YOUR OBJECTIVE>
Pictures stay out of the copy; set down each line of the listing below exactly.

STORED DATA>
■ ■ ■ ■

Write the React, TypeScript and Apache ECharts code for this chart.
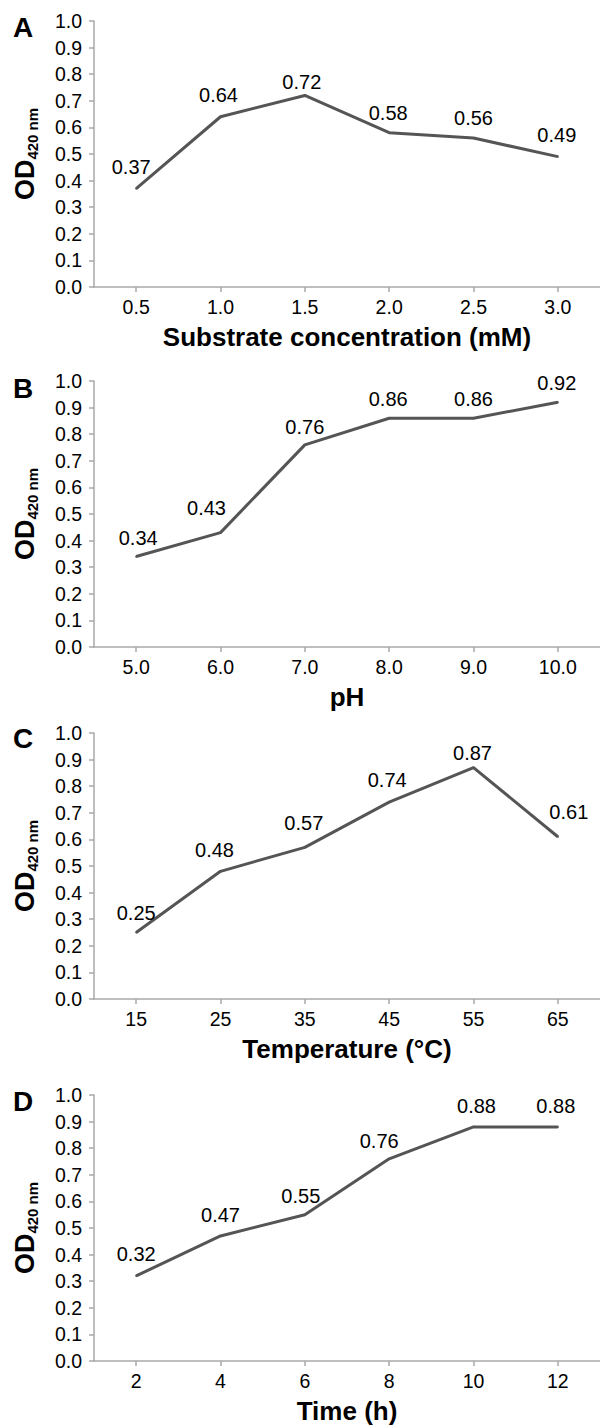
import React, { useEffect, useRef } from "react";
import * as echarts from "echarts";

// ---- data ----
const substrateCats = ["0.5", "1.0", "1.5", "2.0", "2.5", "3.0"];
const substrateOD = [0.37, 0.64, 0.72, 0.58, 0.56, 0.49];

const phCats = ["5.0", "6.0", "7.0", "8.0", "9.0", "10.0"];
const phOD = [0.34, 0.43, 0.76, 0.86, 0.86, 0.92];

const tempCats = ["15", "25", "35", "45", "55", "65"];
const tempOD = [0.25, 0.48, 0.57, 0.74, 0.87, 0.61];

const timeCats = ["2", "4", "6", "8", "10", "12"];
const timeOD = [0.32, 0.47, 0.55, 0.76, 0.88, 0.88];

const panelLetters = ["A", "B", "C", "D"];
const xTitles = ["Substrate concentration (mM)", "pH", "Temperature (°C)", "Time (h)"];

// ---- layout / style (kept apart from data) ----
const gridTops = [21, 381, 733, 1095];
const gridHeight = 266;
const letterY = [27, 388, 738, 1101];
const labelShifts = [
  [[-5, -2], [-2, -2], [-3, 7], [-1, 0], [0, 0], [-1, -2]],
  [[2, 1], [-14, -5], [0, 2], [-1, 1], [0, 1], [-1, 1]],
  [[0, 0], [-6, -1], [-1, -4], [-2, -2], [-1, 5], [11, -5]],
  [[0, -2], [0, -1], [-4, 1], [-10, 2], [3, -1], [-2, -1]],
];

const FONT = "'Liberation Sans', Arial, sans-serif";
const AXIS_COLOR = "#a9a9a9";
const LINE_COLOR = "#555555";

export default function App() {
  const ref = useRef<HTMLDivElement>(null);

  useEffect(() => {
    if (!ref.current) return;
    const chart = echarts.init(ref.current, undefined, { renderer: "svg" });
    const cats = [substrateCats, phCats, tempCats, timeCats];
    const vals = [substrateOD, phOD, tempOD, timeOD];

    const grids = gridTops.map((t) => ({ left: 94, right: 0, top: t, height: gridHeight }));

    const xAxes = cats.map((c, i) => ({
      type: "category",
      gridIndex: i,
      data: c,
      boundaryGap: true,
      axisLine: { show: true, lineStyle: { color: AXIS_COLOR, width: 1.5 } },
      axisTick: { show: true, alignWithLabel: true, length: 5, lineStyle: { color: AXIS_COLOR, width: 1.5 } },
      axisLabel: { color: "#000", fontSize: 19.5, fontFamily: FONT, margin: 10 },
      name: xTitles[i],
      nameLocation: "middle",
      nameGap: 37,
      nameTextStyle: { color: "#000", fontSize: 26, fontWeight: "bold", fontFamily: FONT },
      splitLine: { show: false },
    }));

    const yAxes = cats.map((_, i) => ({
      type: "value",
      gridIndex: i,
      min: 0,
      max: 1,
      interval: 0.1,
      axisLine: { show: true, lineStyle: { color: AXIS_COLOR, width: 1.5 } },
      axisTick: { show: true, length: 5, lineStyle: { color: AXIS_COLOR, width: 1.5 } },
      axisLabel: {
        color: "#000",
        fontSize: 19.5,
        fontFamily: FONT,
        margin: 12,
        formatter: (v: number) => v.toFixed(1),
      },
      splitLine: { show: false },
      name: "{o|OD}{s|420 nm}",
      nameLocation: "middle",
      nameRotate: 90,
      nameGap: 54,
      nameTextStyle: {
        color: "#000",
        fontFamily: FONT,
        rich: {
          o: { fontSize: 27, fontWeight: "bold", fontFamily: FONT, color: "#000", lineHeight: 30 },
          s: { fontSize: 15, fontWeight: "bold", fontFamily: FONT, color: "#000", lineHeight: 6, verticalAlign: "bottom" },
        },
      },
    }));

    const series = vals.map((v, i) => ({
      type: "line",
      xAxisIndex: i,
      yAxisIndex: i,
      symbol: "circle",
      symbolSize: 2,
      showSymbol: true,
      itemStyle: { color: LINE_COLOR },
      lineStyle: { color: LINE_COLOR, width: 3 },
      data: v.map((val, j) => ({
        value: val,
        label: { offset: labelShifts[i][j] },
      })),
      label: {
        show: true,
        position: "top",
        distance: 9,
        color: "#000",
        fontSize: 20,
        fontFamily: FONT,
        formatter: (p: any) => Number(p.value).toFixed(2),
      },
    }));

    const graphic = panelLetters.map((l, i) => ({
      type: "text",
      x: 23,
      y: letterY[i],
      style: {
        text: l,
        fontSize: 28,
        fontWeight: "bold",
        fontFamily: FONT,
        fill: "#000",
        align: "center",
        verticalAlign: "middle",
      },
    }));

    chart.setOption({
      animation: false,
      backgroundColor: "#ffffff",
      grid: grids,
      xAxis: xAxes,
      yAxis: yAxes,
      series,
      graphic,
    } as any);

    return () => chart.dispose();
  }, []);

  return (
    <div
      ref={ref}
      style={{ position: "absolute", left: 0, top: 0, width: 600, height: 1427, background: "#fff" }}
    />
  );
}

■ ■ ■ ■

RESULT OF THIS TASK>
Write the React, TypeScript and Apache ECharts code for this chart.
import React, { useEffect, useRef } from "react";
import * as echarts from "echarts";

// ---- data ----
const substrateCats = ["0.5", "1.0", "1.5", "2.0", "2.5", "3.0"];
const substrateOD = [0.37, 0.64, 0.72, 0.58, 0.56, 0.49];

const phCats = ["5.0", "6.0", "7.0", "8.0", "9.0", "10.0"];
const phOD = [0.34, 0.43, 0.76, 0.86, 0.86, 0.92];

const tempCats = ["15", "25", "35", "45", "55", "65"];
const tempOD = [0.25, 0.48, 0.57, 0.74, 0.87, 0.61];

const timeCats = ["2", "4", "6", "8", "10", "12"];
const timeOD = [0.32, 0.47, 0.55, 0.76, 0.88, 0.88];

const panelLetters = ["A", "B", "C", "D"];
const xTitles = ["Substrate concentration (mM)", "pH", "Temperature (°C)", "Time (h)"];

// ---- layout / style (kept apart from data) ----
const gridTops = [21, 381, 733, 1095];
const gridHeight = 266;
const letterY = [27, 388, 738, 1101];
const labelShifts = [
  [[-5, -2], [-2, -2], [-3, 7], [-1, 0], [0, 0], [-1, -2]],
  [[2, 1], [-14, -5], [0, 2], [-1, 1], [0, 1], [-1, 1]],
  [[0, 0], [-6, -1], [-1, -4], [-2, -2], [-1, 5], [11, -5]],
  [[0, -2], [0, -1], [-4, 1], [-10, 2], [3, -1], [-2, -1]],
];

const FONT = "'Liberation Sans', Arial, sans-serif";
const AXIS_COLOR = "#a9a9a9";
const LINE_COLOR = "#555555";

export default function App() {
  const ref = useRef<HTMLDivElement>(null);

  useEffect(() => {
    if (!ref.current) return;
    const chart = echarts.init(ref.current, undefined, { renderer: "svg" });
    const cats = [substrateCats, phCats, tempCats, timeCats];
    const vals = [substrateOD, phOD, tempOD, timeOD];

    const grids = gridTops.map((t) => ({ left: 94, right: 0, top: t, height: gridHeight }));

    const xAxes = cats.map((c, i) => ({
      type: "category",
      gridIndex: i,
      data: c,
      boundaryGap: true,
      axisLine: { show: true, lineStyle: { color: AXIS_COLOR, width: 1.5 } },
      axisTick: { show: true, alignWithLabel: true, length: 5, lineStyle: { color: AXIS_COLOR, width: 1.5 } },
      axisLabel: { color: "#000", fontSize: 19.5, fontFamily: FONT, margin: 10 },
      name: xTitles[i],
      nameLocation: "middle",
      nameGap: 37,
      nameTextStyle: { color: "#000", fontSize: 26, fontWeight: "bold", fontFamily: FONT },
      splitLine: { show: false },
    }));

    const yAxes = cats.map((_, i) => ({
      type: "value",
      gridIndex: i,
      min: 0,
      max: 1,
      interval: 0.1,
      axisLine: { show: true, lineStyle: { color: AXIS_COLOR, width: 1.5 } },
      axisTick: { show: true, length: 5, lineStyle: { color: AXIS_COLOR, width: 1.5 } },
      axisLabel: {
        color: "#000",
        fontSize: 19.5,
        fontFamily: FONT,
        margin: 12,
        formatter: (v: number) => v.toFixed(1),
      },
      splitLine: { show: false },
      name: "{o|OD}{s|420 nm}",
      nameLocation: "middle",
      nameRotate: 90,
      nameGap: 54,
      nameTextStyle: {
        color: "#000",
        fontFamily: FONT,
        rich: {
          o: { fontSize: 27, fontWeight: "bold", fontFamily: FONT, color: "#000", lineHeight: 30 },
          s: { fontSize: 15, fontWeight: "bold", fontFamily: FONT, color: "#000", lineHeight: 6, verticalAlign: "bottom" },
        },
      },
    }));

    const series = vals.map((v, i) => ({
      type: "line",
      xAxisIndex: i,
      yAxisIndex: i,
      symbol: "circle",
      symbolSize: 2,
      showSymbol: true,
      itemStyle: { color: LINE_COLOR },
      lineStyle: { color: LINE_COLOR, width: 3 },
      data: v.map((val, j) => ({
        value: val,
        label: { offset: labelShifts[i][j] },
      })),
      label: {
        show: true,
        position: "top",
        distance: 9,
        color: "#000",
        fontSize: 20,
        fontFamily: FONT,
        formatter: (p: any) => Number(p.value).toFixed(2),
      },
    }));

    const graphic = panelLetters.map((l, i) => ({
      type: "text",
      x: 23,
      y: letterY[i],
      style: {
        text: l,
        fontSize: 28,
        fontWeight: "bold",
        fontFamily: FONT,
        fill: "#000",
        align: "center",
        verticalAlign: "middle",
      },
    }));

    chart.setOption({
      animation: false,
      backgroundColor: "#ffffff",
      grid: grids,
      xAxis: xAxes,
      yAxis: yAxes,
      series,
      graphic,
    } as any);

    return () => chart.dispose();
  }, []);

  return (
    <div
      ref={ref}
      style={{ position: "absolute", left: 0, top: 0, width: 600, height: 1427, background: "#fff" }}
    />
  );
}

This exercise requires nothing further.